An input CPP stream 850 is received at the decoder and is handled according to PPS and SPS data received as an initial part of the stream. Each CPP corresponds to a source image. Tiles of the source images were encoded using a particular GOP structure, so this GOP structure is also carried through to the CPPs. Therefore, if the encoding GOP structure was (say) IPPP, then all of the composite frames in a first CPP would be encoded as I frames. Then all of the composite frames in a next CPP would be encoded as P frames, and so on. But what this means in a situation where a CPP contains multiple composite frames is that I and P frames are repeated in the GOP structure. In the present example there are two composite frames in each CPP, so when all of the composite frames are separated out from the CPPs, the composite frame encoding structure is in fact IIPPPPPP . . . . But because (as discussed above) the tiles are all encoded as separate NAL units and are handled within the composite frames as respective slices, the actual dependency of one composite frame to another is determined by which composite frames contain tiles at the same tile position in the original array 50. So, in the example structure under discussion, the third, fifth and seventh P composite frames all have a dependency on the first I composite frame.
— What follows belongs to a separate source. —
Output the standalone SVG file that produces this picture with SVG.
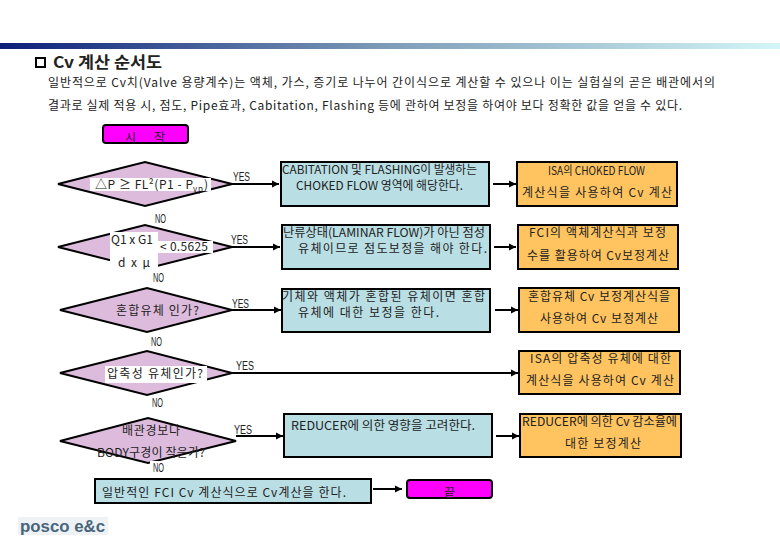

The fourth, sixth and eighth P composite frames all have a dependency on the second composite I frame. But under a typical approach, the frame buffer at the decoder would normally be emptied each time an I frame was decoded. This would mean (in the present example) that the decoding of the second I frame would cause the first I frame to be discarded, so removing the reference frame for the third, fifth and seventh P composite frames. Therefore, in the present arrangements the buffer at the decoder side has to be treated a little differently.

The slice headers are decoded at a stage 860. It is here that it is specified how the decoded picture buffer will be shuffled, as well as other information such as where the first macroblock in the slice will be positioned.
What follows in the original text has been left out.